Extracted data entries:
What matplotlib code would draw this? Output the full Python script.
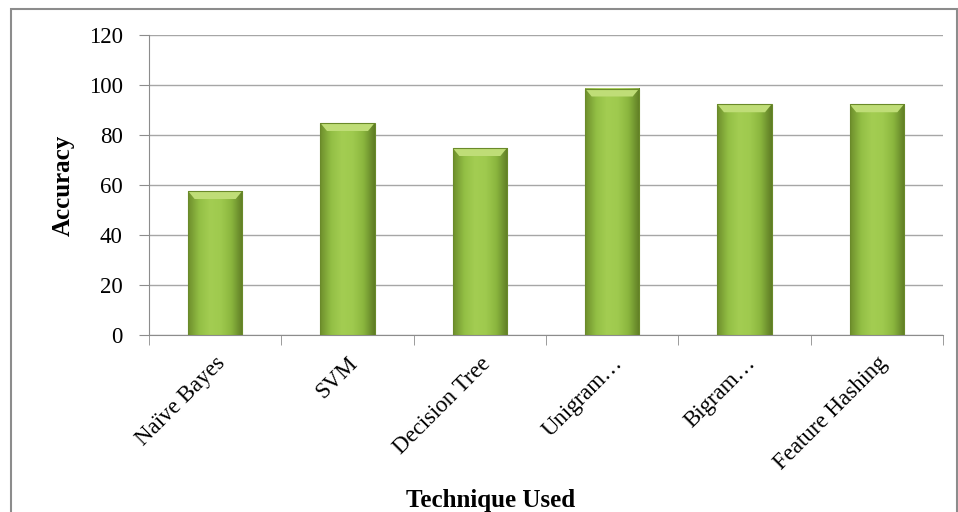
import numpy as np
import matplotlib.pyplot as plt
from matplotlib.patches import Rectangle, Polygon
from matplotlib.colors import LinearSegmentedColormap

techniques = ["Naïve Bayes", "SVM", "Decision Tree", "Unigram…", "Bigram…", "Feature Hashing"]
accuracy = [57.6, 84.8, 74.8, 98.6, 92.3, 92.3]
y_ticks = [0, 20, 40, 60, 80, 100, 120]

plt.rcParams['font.family'] = ['Liberation Serif', 'DejaVu Serif']

fig = plt.figure(figsize=(9.58, 5.12), dpi=100)
ax = fig.add_axes([149 / 958, 1 - 335 / 512, 794 / 958, 300 / 512])

# outer chart frame
fig.patches.append(Rectangle((11 / 958, -0.1), 946 / 958, 1.1 - 9 / 512,
                             transform=fig.transFigure, fill=False,
                             edgecolor="#8c8c8c", linewidth=1.5))

green = LinearSegmentedColormap.from_list(
    "bar", ["#6e8f2c", "#93bf45", "#a3cd52", "#9fca4e", "#8ab53e", "#5f7d25"])
grad = np.linspace(0, 1, 64).reshape(1, -1)
width = 0.41
xs = np.arange(len(techniques))
for x, h in zip(xs, accuracy):
    left, right = x - width / 2, x + width / 2
    ax.imshow(grad, cmap=green, aspect="auto", extent=(left, right, 0, h),
              zorder=3, interpolation="bicubic")
    bevel = 3.2
    inset = 0.05
    ax.add_patch(Polygon([(left, h), (right, h), (right - inset, h - bevel),
                          (left + inset, h - bevel)], closed=True,
                         facecolor="#bfdd77", edgecolor="none", zorder=4))
    ax.add_patch(Rectangle((left, 0), width, h, fill=False,
                           edgecolor="#6a8a2a", linewidth=0.8, zorder=5))

ax.set_xlim(-0.5, len(techniques) - 0.5)
ax.set_ylim(0, 120)
ax.set_yticks(y_ticks)
ax.set_yticklabels([str(v) for v in y_ticks], fontsize=16.5)
ax.yaxis.grid(True, color="#a6a6a6", linewidth=1)
ax.set_axisbelow(True)

ax.set_xticks(xs)
ax.set_xticklabels(techniques, rotation=45, ha="right", va="top",
                   rotation_mode="anchor", fontsize=16.5)
ax.tick_params(axis="x", length=0, pad=13)
ax.set_xticks(np.arange(len(techniques) + 1) - 0.5, minor=True)
ax.tick_params(axis="x", which="minor", length=7, color="#8c8c8c")
ax.tick_params(axis="y", length=7, color="#8c8c8c", pad=12)

for s in ["top", "right"]:
    ax.spines[s].set_visible(False)
for s in ["left", "bottom"]:
    ax.spines[s].set_color("#8c8c8c")

ax.set_ylabel("Accuracy", fontsize=18, fontweight="bold", labelpad=10)
fig.text(491 / 958, 1 - 500 / 512, "Technique Used", fontsize=18,
         fontweight="bold", ha="center", va="center")

fig.savefig("out.png", dpi=100)
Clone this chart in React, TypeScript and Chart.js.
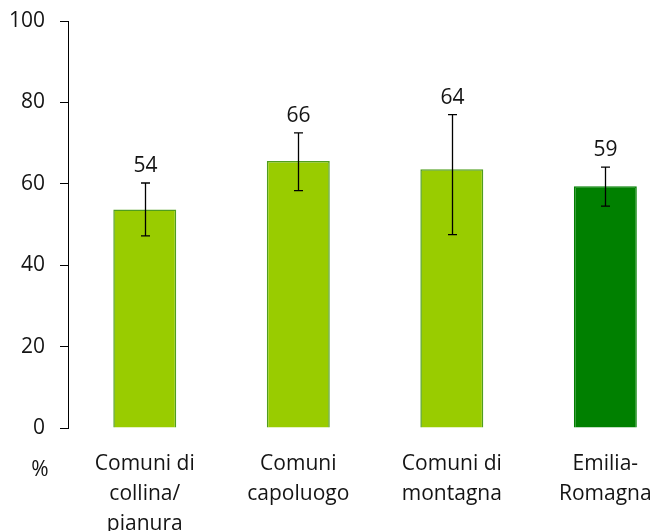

WRITTEN EXERCISE:
Leave out all pictures, then copy the remaining material exactly.

FULL ANSWER:
What matplotlib code would draw this? Output the full Python script.
import numpy as np
import matplotlib.pyplot as plt
from matplotlib.patches import Rectangle, Polygon
from matplotlib.colors import LinearSegmentedColormap

techniques = ["Naïve Bayes", "SVM", "Decision Tree", "Unigram…", "Bigram…", "Feature Hashing"]
accuracy = [57.6, 84.8, 74.8, 98.6, 92.3, 92.3]
y_ticks = [0, 20, 40, 60, 80, 100, 120]

plt.rcParams['font.family'] = ['Liberation Serif', 'DejaVu Serif']

fig = plt.figure(figsize=(9.58, 5.12), dpi=100)
ax = fig.add_axes([149 / 958, 1 - 335 / 512, 794 / 958, 300 / 512])

# outer chart frame
fig.patches.append(Rectangle((11 / 958, -0.1), 946 / 958, 1.1 - 9 / 512,
                             transform=fig.transFigure, fill=False,
                             edgecolor="#8c8c8c", linewidth=1.5))

green = LinearSegmentedColormap.from_list(
    "bar", ["#6e8f2c", "#93bf45", "#a3cd52", "#9fca4e", "#8ab53e", "#5f7d25"])
grad = np.linspace(0, 1, 64).reshape(1, -1)
width = 0.41
xs = np.arange(len(techniques))
for x, h in zip(xs, accuracy):
    left, right = x - width / 2, x + width / 2
    ax.imshow(grad, cmap=green, aspect="auto", extent=(left, right, 0, h),
              zorder=3, interpolation="bicubic")
    bevel = 3.2
    inset = 0.05
    ax.add_patch(Polygon([(left, h), (right, h), (right - inset, h - bevel),
                          (left + inset, h - bevel)], closed=True,
                         facecolor="#bfdd77", edgecolor="none", zorder=4))
    ax.add_patch(Rectangle((left, 0), width, h, fill=False,
                           edgecolor="#6a8a2a", linewidth=0.8, zorder=5))

ax.set_xlim(-0.5, len(techniques) - 0.5)
ax.set_ylim(0, 120)
ax.set_yticks(y_ticks)
ax.set_yticklabels([str(v) for v in y_ticks], fontsize=16.5)
ax.yaxis.grid(True, color="#a6a6a6", linewidth=1)
ax.set_axisbelow(True)

ax.set_xticks(xs)
ax.set_xticklabels(techniques, rotation=45, ha="right", va="top",
                   rotation_mode="anchor", fontsize=16.5)
ax.tick_params(axis="x", length=0, pad=13)
ax.set_xticks(np.arange(len(techniques) + 1) - 0.5, minor=True)
ax.tick_params(axis="x", which="minor", length=7, color="#8c8c8c")
ax.tick_params(axis="y", length=7, color="#8c8c8c", pad=12)

for s in ["top", "right"]:
    ax.spines[s].set_visible(False)
for s in ["left", "bottom"]:
    ax.spines[s].set_color("#8c8c8c")

ax.set_ylabel("Accuracy", fontsize=18, fontweight="bold", labelpad=10)
fig.text(491 / 958, 1 - 500 / 512, "Technique Used", fontsize=18,
         fontweight="bold", ha="center", va="center")

fig.savefig("out.png", dpi=100)
Clone this chart in React, TypeScript and Chart.js.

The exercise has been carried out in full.